(Input records)

⟨

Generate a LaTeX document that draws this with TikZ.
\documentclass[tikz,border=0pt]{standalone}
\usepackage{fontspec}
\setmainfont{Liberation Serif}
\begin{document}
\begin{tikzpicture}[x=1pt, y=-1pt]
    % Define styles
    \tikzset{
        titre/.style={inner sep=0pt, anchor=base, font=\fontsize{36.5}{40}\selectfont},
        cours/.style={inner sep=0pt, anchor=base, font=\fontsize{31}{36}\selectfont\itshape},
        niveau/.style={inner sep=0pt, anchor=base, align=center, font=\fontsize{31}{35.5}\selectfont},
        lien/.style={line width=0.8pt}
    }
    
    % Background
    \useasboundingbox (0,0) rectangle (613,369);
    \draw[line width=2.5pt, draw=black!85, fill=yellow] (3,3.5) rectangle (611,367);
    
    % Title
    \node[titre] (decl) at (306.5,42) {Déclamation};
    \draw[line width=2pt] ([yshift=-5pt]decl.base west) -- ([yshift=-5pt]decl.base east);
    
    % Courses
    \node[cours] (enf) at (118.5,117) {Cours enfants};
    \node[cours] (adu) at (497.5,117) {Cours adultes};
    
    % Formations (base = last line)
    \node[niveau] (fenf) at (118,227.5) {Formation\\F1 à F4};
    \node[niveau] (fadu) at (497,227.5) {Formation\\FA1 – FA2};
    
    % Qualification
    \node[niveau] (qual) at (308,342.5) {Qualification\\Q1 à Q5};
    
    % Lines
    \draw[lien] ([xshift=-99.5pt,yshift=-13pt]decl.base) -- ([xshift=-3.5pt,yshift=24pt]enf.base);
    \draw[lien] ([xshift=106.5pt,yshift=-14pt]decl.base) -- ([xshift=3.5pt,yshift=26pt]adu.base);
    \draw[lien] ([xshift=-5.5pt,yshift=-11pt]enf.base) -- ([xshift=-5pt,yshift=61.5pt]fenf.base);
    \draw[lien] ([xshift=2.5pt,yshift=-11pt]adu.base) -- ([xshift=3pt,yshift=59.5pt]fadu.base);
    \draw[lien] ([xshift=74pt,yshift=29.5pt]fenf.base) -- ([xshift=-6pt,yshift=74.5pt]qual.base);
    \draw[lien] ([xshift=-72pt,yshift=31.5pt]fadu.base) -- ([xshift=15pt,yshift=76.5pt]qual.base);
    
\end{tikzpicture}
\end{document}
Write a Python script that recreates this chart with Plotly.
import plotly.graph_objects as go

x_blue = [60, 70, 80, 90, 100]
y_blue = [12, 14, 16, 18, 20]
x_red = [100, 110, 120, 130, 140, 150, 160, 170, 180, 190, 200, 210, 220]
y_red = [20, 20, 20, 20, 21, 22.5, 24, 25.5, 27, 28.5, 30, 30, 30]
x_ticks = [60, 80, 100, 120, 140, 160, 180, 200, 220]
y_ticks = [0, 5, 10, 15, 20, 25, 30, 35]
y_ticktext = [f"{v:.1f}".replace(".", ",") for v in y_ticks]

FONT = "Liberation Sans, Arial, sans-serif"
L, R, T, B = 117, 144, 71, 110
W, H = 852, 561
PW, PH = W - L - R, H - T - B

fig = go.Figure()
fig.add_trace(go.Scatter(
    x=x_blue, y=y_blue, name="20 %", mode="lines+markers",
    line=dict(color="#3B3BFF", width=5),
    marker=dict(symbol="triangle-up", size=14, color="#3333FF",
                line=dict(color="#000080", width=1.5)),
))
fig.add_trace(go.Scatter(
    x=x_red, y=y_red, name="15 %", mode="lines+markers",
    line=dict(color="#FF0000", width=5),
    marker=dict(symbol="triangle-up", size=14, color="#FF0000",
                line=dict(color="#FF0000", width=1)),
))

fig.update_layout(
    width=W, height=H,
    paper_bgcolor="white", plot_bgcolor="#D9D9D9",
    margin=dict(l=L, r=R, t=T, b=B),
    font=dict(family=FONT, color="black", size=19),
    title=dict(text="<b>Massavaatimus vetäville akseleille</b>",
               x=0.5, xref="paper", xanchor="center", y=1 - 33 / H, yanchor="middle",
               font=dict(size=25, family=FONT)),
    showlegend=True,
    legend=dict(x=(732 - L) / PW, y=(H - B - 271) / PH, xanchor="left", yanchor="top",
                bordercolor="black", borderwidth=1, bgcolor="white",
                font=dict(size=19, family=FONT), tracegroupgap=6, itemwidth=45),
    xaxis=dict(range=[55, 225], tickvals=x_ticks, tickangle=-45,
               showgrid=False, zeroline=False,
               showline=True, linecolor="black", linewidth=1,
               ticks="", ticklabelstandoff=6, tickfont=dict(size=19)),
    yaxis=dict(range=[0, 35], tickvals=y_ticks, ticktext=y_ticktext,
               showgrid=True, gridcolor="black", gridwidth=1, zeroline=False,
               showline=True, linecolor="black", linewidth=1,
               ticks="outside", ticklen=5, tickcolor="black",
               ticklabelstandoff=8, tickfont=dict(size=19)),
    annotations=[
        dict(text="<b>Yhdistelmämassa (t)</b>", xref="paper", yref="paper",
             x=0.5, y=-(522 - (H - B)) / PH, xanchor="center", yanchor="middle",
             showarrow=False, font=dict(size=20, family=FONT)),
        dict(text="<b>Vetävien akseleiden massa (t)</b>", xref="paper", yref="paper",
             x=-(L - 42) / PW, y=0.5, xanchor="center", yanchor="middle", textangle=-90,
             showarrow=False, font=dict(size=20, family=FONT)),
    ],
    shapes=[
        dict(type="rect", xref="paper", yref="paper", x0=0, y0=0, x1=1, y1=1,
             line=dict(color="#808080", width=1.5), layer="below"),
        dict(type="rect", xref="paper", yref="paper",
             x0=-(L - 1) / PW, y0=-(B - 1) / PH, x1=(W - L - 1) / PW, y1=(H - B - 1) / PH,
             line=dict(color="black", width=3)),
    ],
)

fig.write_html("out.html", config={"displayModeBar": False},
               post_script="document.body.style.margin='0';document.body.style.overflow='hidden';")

⟩
⟨

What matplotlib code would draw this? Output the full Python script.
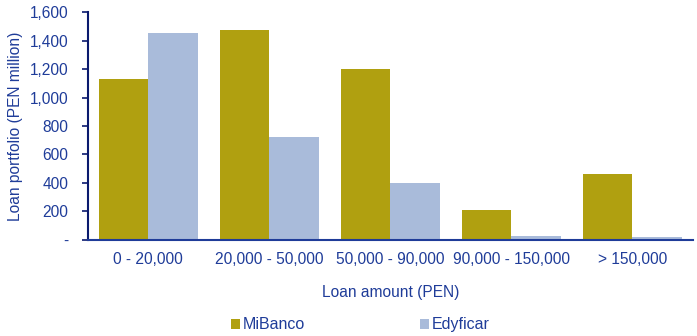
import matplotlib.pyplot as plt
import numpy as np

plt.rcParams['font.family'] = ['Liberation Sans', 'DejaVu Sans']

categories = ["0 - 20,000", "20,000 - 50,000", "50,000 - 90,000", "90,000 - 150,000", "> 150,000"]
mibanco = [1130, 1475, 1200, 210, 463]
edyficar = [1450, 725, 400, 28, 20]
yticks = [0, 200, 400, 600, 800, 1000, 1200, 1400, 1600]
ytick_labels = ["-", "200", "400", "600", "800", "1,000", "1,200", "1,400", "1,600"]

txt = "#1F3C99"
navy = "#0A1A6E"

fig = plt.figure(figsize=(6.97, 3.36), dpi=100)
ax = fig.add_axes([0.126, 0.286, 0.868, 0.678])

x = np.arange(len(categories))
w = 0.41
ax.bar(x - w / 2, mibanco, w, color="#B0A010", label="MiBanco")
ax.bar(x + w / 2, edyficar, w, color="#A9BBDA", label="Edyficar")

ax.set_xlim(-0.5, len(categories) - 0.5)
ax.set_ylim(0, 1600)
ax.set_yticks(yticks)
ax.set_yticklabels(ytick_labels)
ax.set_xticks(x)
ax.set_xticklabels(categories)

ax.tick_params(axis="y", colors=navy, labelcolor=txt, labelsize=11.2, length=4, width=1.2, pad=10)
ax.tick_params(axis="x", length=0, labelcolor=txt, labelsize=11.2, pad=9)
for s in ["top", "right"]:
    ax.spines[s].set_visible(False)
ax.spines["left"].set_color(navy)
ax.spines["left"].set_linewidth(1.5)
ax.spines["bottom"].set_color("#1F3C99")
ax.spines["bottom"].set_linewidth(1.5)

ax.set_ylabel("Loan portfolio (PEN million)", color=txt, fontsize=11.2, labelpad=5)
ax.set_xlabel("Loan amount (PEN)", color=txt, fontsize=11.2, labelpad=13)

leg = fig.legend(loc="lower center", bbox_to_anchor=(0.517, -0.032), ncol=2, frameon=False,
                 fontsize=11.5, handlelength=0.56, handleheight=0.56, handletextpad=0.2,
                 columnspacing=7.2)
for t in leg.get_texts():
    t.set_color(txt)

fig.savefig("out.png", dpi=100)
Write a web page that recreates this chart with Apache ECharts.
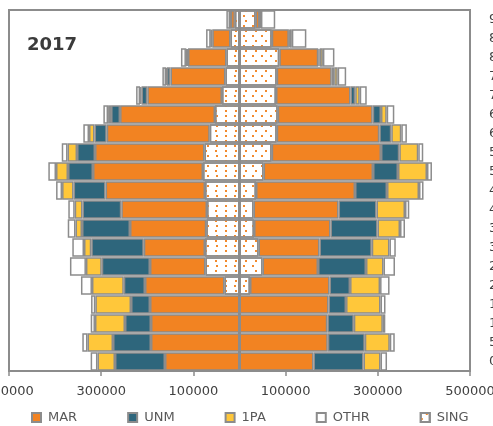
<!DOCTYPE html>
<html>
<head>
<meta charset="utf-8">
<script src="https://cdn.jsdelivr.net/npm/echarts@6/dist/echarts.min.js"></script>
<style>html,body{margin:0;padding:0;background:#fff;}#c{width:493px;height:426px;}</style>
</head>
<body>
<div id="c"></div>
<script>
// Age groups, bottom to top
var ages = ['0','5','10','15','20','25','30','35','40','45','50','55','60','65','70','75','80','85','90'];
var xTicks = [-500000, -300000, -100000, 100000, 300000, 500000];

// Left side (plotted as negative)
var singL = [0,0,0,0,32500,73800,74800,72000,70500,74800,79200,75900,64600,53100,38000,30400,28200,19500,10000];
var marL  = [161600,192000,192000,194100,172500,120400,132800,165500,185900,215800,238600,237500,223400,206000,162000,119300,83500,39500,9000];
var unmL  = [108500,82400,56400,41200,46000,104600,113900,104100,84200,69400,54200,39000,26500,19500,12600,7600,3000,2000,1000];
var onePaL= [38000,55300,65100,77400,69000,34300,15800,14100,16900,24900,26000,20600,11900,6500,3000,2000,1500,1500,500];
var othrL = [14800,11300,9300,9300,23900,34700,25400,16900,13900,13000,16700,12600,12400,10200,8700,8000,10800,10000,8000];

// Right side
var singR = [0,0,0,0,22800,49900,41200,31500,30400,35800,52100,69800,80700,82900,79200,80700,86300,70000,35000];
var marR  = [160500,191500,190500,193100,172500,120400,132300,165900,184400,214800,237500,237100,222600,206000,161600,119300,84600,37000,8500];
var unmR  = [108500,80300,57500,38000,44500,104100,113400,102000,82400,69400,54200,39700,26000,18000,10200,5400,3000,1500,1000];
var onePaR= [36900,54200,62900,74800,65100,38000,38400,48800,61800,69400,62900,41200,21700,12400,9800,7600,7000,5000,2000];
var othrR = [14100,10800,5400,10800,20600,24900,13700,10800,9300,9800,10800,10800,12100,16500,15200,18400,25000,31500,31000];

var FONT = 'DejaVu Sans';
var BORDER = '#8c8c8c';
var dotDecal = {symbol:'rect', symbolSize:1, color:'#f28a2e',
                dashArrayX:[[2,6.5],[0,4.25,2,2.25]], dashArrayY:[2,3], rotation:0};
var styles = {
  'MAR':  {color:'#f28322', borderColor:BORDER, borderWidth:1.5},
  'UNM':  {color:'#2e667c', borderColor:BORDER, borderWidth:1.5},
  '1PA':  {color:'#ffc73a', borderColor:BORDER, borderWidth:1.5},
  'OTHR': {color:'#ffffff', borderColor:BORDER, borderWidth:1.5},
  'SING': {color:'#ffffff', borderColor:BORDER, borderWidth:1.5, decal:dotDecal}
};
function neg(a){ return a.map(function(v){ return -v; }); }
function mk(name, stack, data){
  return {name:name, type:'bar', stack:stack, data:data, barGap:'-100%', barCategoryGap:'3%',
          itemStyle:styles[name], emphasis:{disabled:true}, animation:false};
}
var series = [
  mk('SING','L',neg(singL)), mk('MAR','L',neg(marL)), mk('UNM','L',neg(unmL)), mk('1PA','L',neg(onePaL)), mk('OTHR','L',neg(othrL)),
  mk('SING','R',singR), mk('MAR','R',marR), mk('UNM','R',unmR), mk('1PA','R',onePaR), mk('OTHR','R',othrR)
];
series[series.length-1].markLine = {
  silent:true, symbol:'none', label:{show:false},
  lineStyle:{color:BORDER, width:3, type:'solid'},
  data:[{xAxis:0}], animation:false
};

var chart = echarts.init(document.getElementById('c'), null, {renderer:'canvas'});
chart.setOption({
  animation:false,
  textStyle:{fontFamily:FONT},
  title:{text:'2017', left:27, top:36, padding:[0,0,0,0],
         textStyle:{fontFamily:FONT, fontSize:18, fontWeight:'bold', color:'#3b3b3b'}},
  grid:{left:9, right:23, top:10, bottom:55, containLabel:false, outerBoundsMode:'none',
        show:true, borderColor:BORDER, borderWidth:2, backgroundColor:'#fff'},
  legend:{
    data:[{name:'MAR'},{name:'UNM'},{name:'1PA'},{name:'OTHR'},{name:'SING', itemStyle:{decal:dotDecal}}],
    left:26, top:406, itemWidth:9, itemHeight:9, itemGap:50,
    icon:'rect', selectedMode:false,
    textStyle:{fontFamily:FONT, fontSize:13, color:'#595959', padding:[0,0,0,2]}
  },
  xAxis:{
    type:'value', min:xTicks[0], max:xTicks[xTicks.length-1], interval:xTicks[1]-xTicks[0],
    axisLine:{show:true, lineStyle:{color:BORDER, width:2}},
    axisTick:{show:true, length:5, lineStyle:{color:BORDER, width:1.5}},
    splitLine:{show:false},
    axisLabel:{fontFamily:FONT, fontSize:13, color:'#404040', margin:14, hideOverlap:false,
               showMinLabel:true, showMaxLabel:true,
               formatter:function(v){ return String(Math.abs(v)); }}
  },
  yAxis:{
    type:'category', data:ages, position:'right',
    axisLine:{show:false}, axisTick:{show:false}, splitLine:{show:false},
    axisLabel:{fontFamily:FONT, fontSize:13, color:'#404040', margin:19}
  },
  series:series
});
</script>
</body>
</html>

⟩

(What to work on)
Show the lines of the material that contain the word "matplotlib".

(Complete answer)
What matplotlib code would draw this? Output the full Python script.
import matplotlib.pyplot as plt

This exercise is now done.